⑤ 2050年のカーボンニュートラル実現と持続可能なエネルギーの安定供給のために、化石燃料によらないグリーンLPガスの社会実装に向けて取り組んでおります。世界で年間数百万トン規模のグリーンLPガスを製造することを目標に、2023年11月には、商業化のノウハウと国際的なLPガスの供給網を保有するアストモスエネルギー株式会社及びSHVエナジー(オランダ)との間でグリーンLPガス共同検討に関する基本合意書を締結いたしました。

 国内では、グリーンLPガス製造技術の実証実験に向けて、北海道鹿追町に建設予定の実証実験用プラントの起工式を2024年8月に執り行うなど、実証実験用プラントの建設を進めております。

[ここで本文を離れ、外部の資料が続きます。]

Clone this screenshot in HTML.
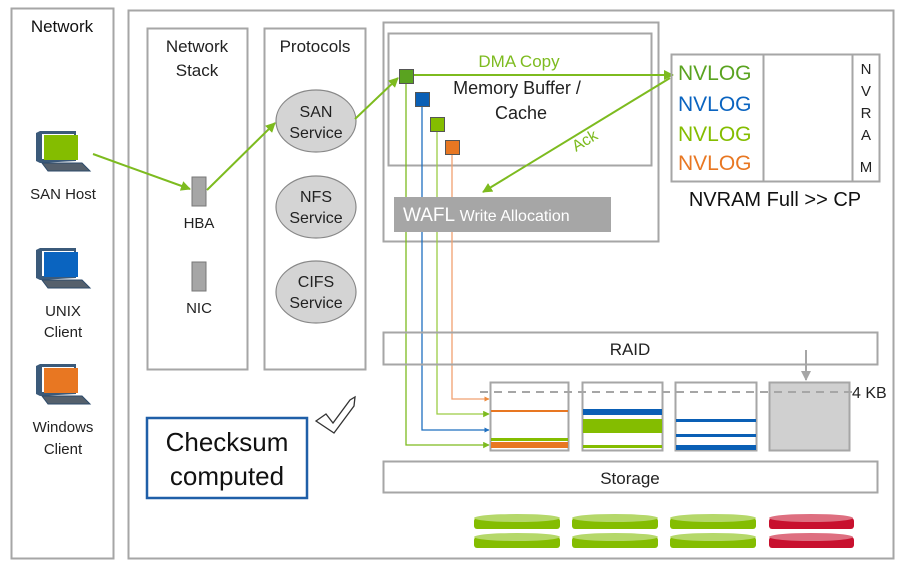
<!DOCTYPE html>
<html><head><meta charset="utf-8"><style>
html,body{margin:0;padding:0;background:#fff;}
svg{display:block;font-family:"Liberation Sans",sans-serif;}
</style></head><body>
<svg width="900" height="565" viewBox="0 0 900 565" xmlns="http://www.w3.org/2000/svg">
<defs>
<marker id="ag" viewBox="0 0 10 10" refX="9" refY="5" markerWidth="5" markerHeight="5" orient="auto"><path d="M0,0L10,5L0,10z" fill="#7dbb1f"/></marker>
<marker id="ab" viewBox="0 0 10 10" refX="9" refY="5" markerWidth="4" markerHeight="4" orient="auto"><path d="M0,0L10,5L0,10z" fill="#1f6fbf"/></marker>
<marker id="ao" viewBox="0 0 10 10" refX="9" refY="5" markerWidth="4" markerHeight="4" orient="auto"><path d="M0,0L10,5L0,10z" fill="#ee8a3c"/></marker>
<marker id="agr" viewBox="0 0 10 10" refX="9" refY="5" markerWidth="5" markerHeight="5" orient="auto"><path d="M0,0L10,5L0,10z" fill="#a6a6a6"/></marker>
<g id="pc">
<path d="M0,2 L4,0 L40,0 L40,30 L4,32 L0,30Z" fill="#3b5a7a"/>
<rect x="6" y="3" width="32" height="25" fill="#fff"/>
<path d="M6,32 L46,32 L54,40 L12,40Z" fill="#55606c" stroke="#2c4a6a" stroke-width="1"/>
</g>
</defs>
<rect x="11.5" y="8.5" width="102" height="550" fill="none" stroke="#a6a6a6" stroke-width="2"/>
<rect x="128.5" y="10.5" width="765" height="548" fill="none" stroke="#a6a6a6" stroke-width="2"/>
<text x="62" y="32" font-size="17" text-anchor="middle" fill="#111">Network</text>
<g transform="translate(36,131)"><use href="#pc"/></g>
<rect x="44" y="135" width="34" height="25" fill="#84bd00"/>
<g transform="translate(36,248)"><use href="#pc"/></g>
<rect x="44" y="252" width="34" height="25" fill="#0a64c0"/>
<g transform="translate(36,364)"><use href="#pc"/></g>
<rect x="44" y="368" width="34" height="25" fill="#e87722"/>
<g font-size="15" fill="#222" text-anchor="middle">
<text x="63" y="199">SAN Host</text>
<text x="63" y="316">UNIX</text><text x="63" y="337">Client</text>
<text x="63" y="432">Windows</text><text x="63" y="454">Client</text>
</g>
<rect x="147.5" y="28.5" width="100" height="341" fill="none" stroke="#a6a6a6" stroke-width="2"/>
<text x="197" y="52" font-size="17" text-anchor="middle" fill="#222">Network</text>
<text x="197" y="76" font-size="17" text-anchor="middle" fill="#222">Stack</text>
<rect x="192" y="177" width="14" height="29" fill="#a6a6a6" stroke="#777"/>
<rect x="192" y="262" width="14" height="29" fill="#a6a6a6" stroke="#777"/>
<text x="199" y="228" font-size="15" text-anchor="middle" fill="#222">HBA</text>
<text x="199" y="313" font-size="15" text-anchor="middle" fill="#222">NIC</text>
<rect x="264.5" y="28.5" width="101" height="341" fill="none" stroke="#a6a6a6" stroke-width="2"/>
<text x="315" y="52" font-size="17" text-anchor="middle" fill="#222">Protocols</text>
<g fill="#d4d4d4" stroke="#888" stroke-width="1.2">
<ellipse cx="316" cy="121" rx="40" ry="31"/>
<ellipse cx="316" cy="207" rx="40" ry="31"/>
<ellipse cx="316" cy="292" rx="40" ry="31"/>
</g>
<g font-size="16" text-anchor="middle" fill="#222">
<text x="316" y="117">SAN</text><text x="316" y="138">Service</text>
<text x="316" y="202">NFS</text><text x="316" y="223">Service</text>
<text x="316" y="287">CIFS</text><text x="316" y="308">Service</text>
</g>
<rect x="383.5" y="22.5" width="275" height="219" fill="none" stroke="#a6a6a6" stroke-width="2"/>
<rect x="388.5" y="33.5" width="263" height="132" fill="none" stroke="#a6a6a6" stroke-width="2"/>
<text x="519" y="67" font-size="17" text-anchor="middle" fill="#7dbb1f">DMA Copy</text>
<text x="517" y="94" font-size="18" text-anchor="middle" fill="#222">Memory Buffer /</text>
<text x="521" y="119" font-size="18" text-anchor="middle" fill="#222">Cache</text>
<g stroke="#7dbb1f" stroke-width="2" fill="none">
<line x1="93" y1="154" x2="190" y2="189" marker-end="url(#ag)"/>
<line x1="207" y1="190" x2="275" y2="123" marker-end="url(#ag)"/>
<line x1="355" y1="119" x2="398" y2="78" marker-end="url(#ag)"/>
<line x1="413" y1="75" x2="673" y2="75" marker-end="url(#ag)"/>
<line x1="670" y1="78" x2="483" y2="192" marker-end="url(#ag)"/>
</g>
<text x="576" y="152" font-size="16" fill="#7dbb1f" transform="rotate(-31 576 152)">Ack</text>
<g fill="none" stroke-width="1.3">
<path d="M406,83 V445 H489" stroke="#7dbb1f" marker-end="url(#ag)"/>
<path d="M422,106 V430 H489" stroke="#1f6fbf" marker-end="url(#ab)"/>
<path d="M437,131 V414 H489" stroke="#9ccc45" marker-end="url(#ag)"/>
<path d="M452,154 V399 H489" stroke="#f0a070" marker-end="url(#ao)"/>
</g>
<rect x="394" y="197" width="217" height="35" fill="#a6a6a6"/>
<text x="403" y="221" font-size="19" fill="#fff">WAFL <tspan font-size="16">Write Allocation</tspan></text>
<rect x="399.5" y="69.5" width="14" height="14" fill="#5aa320" stroke="#555"/>
<rect x="415.5" y="92.5" width="14" height="14" fill="#0a5fb5" stroke="#555"/>
<rect x="430.5" y="117.5" width="14" height="14" fill="#84bd00" stroke="#555"/>
<rect x="445.5" y="140.5" width="14" height="14" fill="#e87722" stroke="#555"/>
<rect x="671.5" y="54.5" width="208" height="127" fill="none" stroke="#a6a6a6" stroke-width="2"/>
<line x1="763.5" y1="55" x2="763.5" y2="181" stroke="#a6a6a6" stroke-width="2"/>
<line x1="852.5" y1="55" x2="852.5" y2="181" stroke="#a6a6a6" stroke-width="2"/>
<g font-size="21">
<text x="678" y="80" fill="#5aa320">NVLOG</text>
<text x="678" y="111" fill="#0a64c0">NVLOG</text>
<text x="678" y="141" fill="#84bd00">NVLOG</text>
<text x="678" y="170" fill="#e87722">NVLOG</text>
</g>
<g font-size="15" text-anchor="middle" fill="#222">
<text x="866" y="74">N</text><text x="866" y="96">V</text><text x="866" y="118">R</text><text x="866" y="140">A</text><text x="866" y="172">M</text>
</g>
<text x="775" y="206" font-size="20" text-anchor="middle" fill="#111">NVRAM Full &gt;&gt; CP</text>
<rect x="383.5" y="332.5" width="494" height="32" fill="none" stroke="#a6a6a6" stroke-width="2"/>
<text x="630" y="355" font-size="17" text-anchor="middle" fill="#222">RAID</text>
<rect x="383.5" y="461.5" width="494" height="31" fill="none" stroke="#a6a6a6" stroke-width="2"/>
<text x="630" y="484" font-size="17" text-anchor="middle" fill="#222">Storage</text>
<g fill="#fff" stroke="#a6a6a6" stroke-width="2">
<rect x="490.5" y="382.5" width="78" height="68"/>
<rect x="582.5" y="382.5" width="80" height="68"/>
<rect x="675.5" y="382.5" width="81" height="68"/>
<rect x="769.5" y="382.5" width="80" height="68" fill="#d0d0d0"/>
</g>
<rect x="491" y="410" width="77" height="2" fill="#e87722"/>
<rect x="491" y="438" width="77" height="3" fill="#84bd00"/>
<rect x="491" y="442" width="77" height="6" fill="#e87722"/>
<rect x="583" y="409" width="79" height="6" fill="#0a5fb5"/>
<rect x="583" y="419" width="79" height="14" fill="#84bd00"/>
<rect x="583" y="445" width="79" height="3" fill="#84bd00"/>
<rect x="676" y="419" width="80" height="3" fill="#0a5fb5"/>
<rect x="676" y="434" width="80" height="3" fill="#0a5fb5"/>
<rect x="676" y="445" width="80" height="5" fill="#0a5fb5"/>
<line x1="480" y1="392" x2="852" y2="392" stroke="#a6a6a6" stroke-width="2" stroke-dasharray="8,6"/>
<line x1="806" y1="350" x2="806" y2="380" stroke="#a6a6a6" stroke-width="2" marker-end="url(#agr)"/>
<text x="852" y="398" font-size="16" fill="#222">4 KB</text>
<g fill="#84bd00">
<rect x="474" y="518" width="86" height="11" rx="3"/><ellipse cx="517" cy="518" rx="43" ry="4" fill="#b5d86a"/>
<rect x="474" y="537" width="86" height="11" rx="3"/><ellipse cx="517" cy="537" rx="43" ry="4" fill="#b5d86a"/>
<rect x="572" y="518" width="86" height="11" rx="3"/><ellipse cx="615" cy="518" rx="43" ry="4" fill="#b5d86a"/>
<rect x="572" y="537" width="86" height="11" rx="3"/><ellipse cx="615" cy="537" rx="43" ry="4" fill="#b5d86a"/>
<rect x="670" y="518" width="86" height="11" rx="3"/><ellipse cx="713" cy="518" rx="43" ry="4" fill="#b5d86a"/>
<rect x="670" y="537" width="86" height="11" rx="3"/><ellipse cx="713" cy="537" rx="43" ry="4" fill="#b5d86a"/>
</g>
<g fill="#c8102e">
<rect x="769" y="518" width="85" height="11" rx="3"/><ellipse cx="811" cy="518" rx="42" ry="4" fill="#de6f80"/>
<rect x="769" y="537" width="85" height="11" rx="3"/><ellipse cx="811" cy="537" rx="42" ry="4" fill="#de6f80"/>
</g>
<rect x="147" y="418" width="160" height="80" fill="#fff" stroke="#1f5fa8" stroke-width="2.5"/>
<text x="227" y="451" font-size="26" text-anchor="middle" fill="#111">Checksum</text>
<text x="227" y="485" font-size="26" text-anchor="middle" fill="#111">computed</text>
<path d="M316,421 L326,414 L333,423 L350,400 L355,397 L354,406 L334,433 Z" fill="#fff" stroke="#333" stroke-width="1.3"/>
</svg>
</body></html>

また、北海道大学との共創を通じて、様々な地域資源を最大限利活用した脱炭素社会・循環型社会の実現に向けて技術開発を進めるとともに、専門人材の育成に取り組んでおります。

⑥ 近年の激甚化する自然災害への対策として、風水害発生時の自主避難を支援する自治体向けサービス「みんなんサポート®」を開発し、これまでに鹿児島県薩摩川内市・島根県美郷町など全9地区で実証実験を実施しております。これらの実績が高く評価された結果、次世代に向けたレジリエンス社会構築のため先進的な取組みを行っている企業等を評価・表彰する「ジャパン・レジリエンス・アワード(強靭化大賞)2023」では優良賞を受賞いたしました。また、2024年7月からは島根県美郷町の複数地区にて災害対策で相互連携を目指す実証実験を行っております。